What I'm doing now is comparing each of the following:

1:1 1:2 1:3 1:4 1:5
2:1 2:2 2:3 2:4 2:5
3:1 3:2 3:3 3:4 3:5
4:1 4:2 4:3 4:4 4:5
5:1 5:2 5:3 5:4 5:5

which is terrible, I know

Is there a way to get python to run this instead?

One part of the problem is that you can't just check if the comparison has been run because the overlapped checks are mirrored, not identical (ie the redundancy of 3:1 is that 1:3 has been compared already, not 3:1)
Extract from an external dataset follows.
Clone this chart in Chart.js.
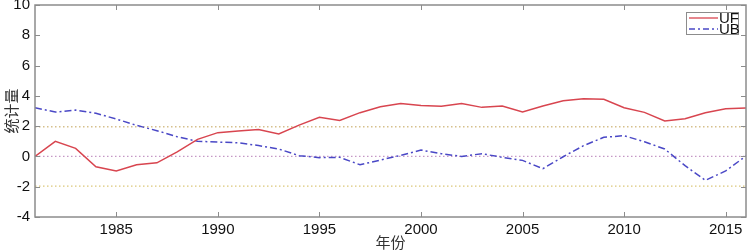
<!DOCTYPE html>
<html>
<head>
<meta charset="utf-8">
<script src="https://cdn.jsdelivr.net/npm/chart.js@4"></script>
<style>
  html, body { margin: 0; padding: 0; background: #fff; }
  #wrap { width: 748px; height: 251px; }
</style>
</head>
<body>
<div id="wrap"><canvas id="chart"></canvas></div>
<script>
// years on the x axis
const years = [1981, 1982, 1983, 1984, 1985, 1986, 1987, 1988, 1989, 1990,
  1991, 1992, 1993, 1994, 1995, 1996, 1997, 1998, 1999, 2000,
  2001, 2002, 2003, 2004, 2005, 2006, 2007, 2008, 2009, 2010,
  2011, 2012, 2013, 2014, 2015, 2016];

// UF statistic (forward)
const ufValues = [0, 1.0, 0.53, -0.68, -0.96, -0.55, -0.42, 0.3, 1.13, 1.57,
  1.68, 1.77, 1.48, 2.07, 2.58, 2.38, 2.89, 3.28, 3.5, 3.37,
  3.31, 3.5, 3.24, 3.33, 2.93, 3.33, 3.68, 3.81, 3.77, 3.22,
  2.91, 2.34, 2.49, 2.89, 3.15, 3.2];

// UB statistic (backward)
const ubValues = [3.22, 2.93, 3.06, 2.85, 2.47, 2.05, 1.7, 1.3, 1.0, 0.95,
  0.9, 0.72, 0.49, 0.05, -0.08, -0.06, -0.55, -0.24, 0.07, 0.42,
  0.18, 0.0, 0.18, -0.06, -0.26, -0.81, -0.02, 0.71, 1.26, 1.37,
  0.97, 0.49, -0.61, -1.58, -0.96, 0.03];

// significance lines
const refLevels = [1.96, 0, -1.96];
const refColors = ['#d6c08c', '#c598c5', '#dcc77a'];

const xTicks = [1985, 1990, 1995, 2000, 2005, 2010, 2015];
const yTicks = [-4, -2, 0, 2, 4, 6, 8, 10];

const tickFont = { family: "'Liberation Sans Narrow', 'Liberation Sans', sans-serif", size: 15 };
const cjkFont = "'Noto Sans CJK SC', sans-serif";

const refDatasets = refLevels.map((lvl, i) => ({
  label: 'ref' + i,
  data: [{ x: years[0], y: lvl }, { x: years[years.length - 1], y: lvl }],
  borderColor: refColors[i],
  borderWidth: 1.3,
  borderDash: [1.5, 2.5],
  pointRadius: 0,
  order: 3
}));

// frame, inner tick marks and legend box
const framePlugin = {
  id: 'frame',
  afterDraw(chart) {
    const { ctx, chartArea: a, scales } = chart;
    ctx.save();
    ctx.strokeStyle = '#8c8c8c';
    ctx.lineWidth = 1.5;
    ctx.strokeRect(a.left, a.top, a.right - a.left, a.bottom - a.top);
    ctx.lineWidth = 1;
    ctx.beginPath();
    xTicks.forEach(t => {
      const px = Math.round(scales.x.getPixelForValue(t)) + 0.5;
      ctx.moveTo(px, a.bottom); ctx.lineTo(px, a.bottom - 5);
      ctx.moveTo(px, a.top); ctx.lineTo(px, a.top + 5);
    });
    yTicks.forEach(t => {
      const py = Math.round(scales.y.getPixelForValue(t)) + 0.5;
      ctx.moveTo(a.left, py); ctx.lineTo(a.left + 5, py);
      ctx.moveTo(a.right, py); ctx.lineTo(a.right - 5, py);
    });
    ctx.stroke();

    // legend
    const bx = 686, by = 12, bw = 52, bh = 22;
    ctx.fillStyle = '#fff';
    ctx.fillRect(bx, by, bw, bh);
    ctx.strokeStyle = '#8c8c8c';
    ctx.strokeRect(bx + 0.5, by + 0.5, bw, bh);
    const items = [
      { name: 'UF', color: chart.data.datasets[0].borderColor, dash: [] },
      { name: 'UB', color: chart.data.datasets[1].borderColor, dash: [6, 3, 2, 3] }
    ];
    ctx.font = '15px ' + tickFont.family;
    ctx.textBaseline = 'middle';
    items.forEach((it, i) => {
      const y = by + 6 + i * 11;
      ctx.strokeStyle = it.color;
      ctx.lineWidth = 1.3;
      ctx.setLineDash(it.dash);
      ctx.beginPath();
      ctx.moveTo(bx + 3, y); ctx.lineTo(bx + 32, y);
      ctx.stroke();
      ctx.setLineDash([]);
      ctx.fillStyle = '#111';
      ctx.fillText(it.name, bx + 33, y + 1);
    });
    ctx.restore();
  }
};

new Chart(document.getElementById('chart'), {
  type: 'line',
  data: {
    datasets: [
      {
        label: 'UF',
        data: years.map((yr, i) => ({ x: yr, y: ufValues[i] })),
        borderColor: '#d8454f',
        borderWidth: 1.5,
        pointRadius: 0,
        tension: 0,
        order: 1
      },
      {
        label: 'UB',
        data: years.map((yr, i) => ({ x: yr, y: ubValues[i] })),
        borderColor: '#4a48c6',
        borderWidth: 1.5,
        borderDash: [7, 3, 2, 3],
        pointRadius: 0,
        tension: 0,
        order: 2
      },
      ...refDatasets
    ]
  },
  options: {
    responsive: true,
    maintainAspectRatio: false,
    animation: false,
    layout: { padding: { top: 5, right: 2, bottom: 0, left: 0 } },
    plugins: {
      legend: { display: false },
      tooltip: { enabled: false }
    },
    scales: {
      x: {
        type: 'linear',
        min: 1981,
        max: 2016,
        grid: { display: false, drawTicks: false },
        border: { display: false },
        afterBuildTicks(scale) { scale.ticks = xTicks.map(v => ({ value: v })); },
        afterFit(scale) { scale.height = 34; scale.paddingLeft = 0; scale.paddingRight = 0; },
        ticks: {
          font: tickFont,
          color: '#111',
          padding: 4,
          maxRotation: 0,
          callback: v => String(v)
        },
        title: {
          display: true,
          text: '年份',
          font: { family: cjkFont, size: 15 },
          color: '#333',
          padding: 0
        }
      },
      y: {
        min: -4,
        max: 10,
        grid: { display: false, drawTicks: false },
        border: { display: false },
        afterBuildTicks(scale) { scale.ticks = yTicks.map(v => ({ value: v })); },
        afterFit(scale) { scale.width = 35; scale.paddingTop = 0; scale.paddingBottom = 0; },
        ticks: {
          font: tickFont,
          color: '#111',
          padding: 5
        },
        title: {
          display: true,
          text: '统计量',
          font: { family: cjkFont, size: 15 },
          color: '#333',
          padding: 2
        }
      }
    }
  },
  plugins: [framePlugin]
});
</script>
</body>
</html>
I don't neeed the self reference, but I included it since I assume this would be based on a checking if the comparison has been done.

1:1 1:2 1:3 1:4 1:5
2:2 2:3 2:4 2:5
3:3 3:4 3:5
4:4 4:5
5:5

Code:

for var_1 in variable_list:

    for var_2 in variable_list:

    ### The chunk below sets the parameters to filter the strings

        if fuzz.token_set_ratio(var_2_reg_filt, var_1_reg_filt) > 91:

            if fuzz.ratio(var_2_reg_filt, var_1_reg_filt) > 87:

                if fuzz.partial_ratio(var_2_reg_filt, var_1_reg_filt) > 87:

                    if fuzz.token_sort_ratio(var_2_reg_filt, var_1_reg_filt) > 83:

                        ### This code then removes the longer of the two strings
                        ### -- and replaces it with the shorter version

                        if (len(var_1_reg_filt)) > (len(var_2_reg_filt)):

                            <<< Code to Replace var_1 with var_2 >>>

                        if (len(var_1_reg_filt)) < (len(var_2_reg_filt)):

                            <<< Code to Replace var_1 with var_2 >>>

This isn't an "error" code problem, but a conceptual one instead. I included the code to show what I was doing: Running each iteration of var_1 : var_2 through three different filters to cull close but incorrect matches.


Solution

  • I assume you want combinations of your variables see the combinations iterator in itertools package

    import itertools
    vars = ['1','2','3','4','5']
    list(itertools.combinations(vars,2))
    >>>
    [('1', '2'),
     ('1', '3'),
     ('1', '4'),
     ('1', '5'),
     ('2', '3'),
     ('2', '4'),
     ('2', '5'),
     ('3', '4'),
     ('3', '5'),
     ('4', '5')]
    

    if you need to compare them to themselves you can use combinations_with_replacement

    so in the end your loop should look like

    for var_1, var_2 in itertools.combinations(variable_list,2):
        ....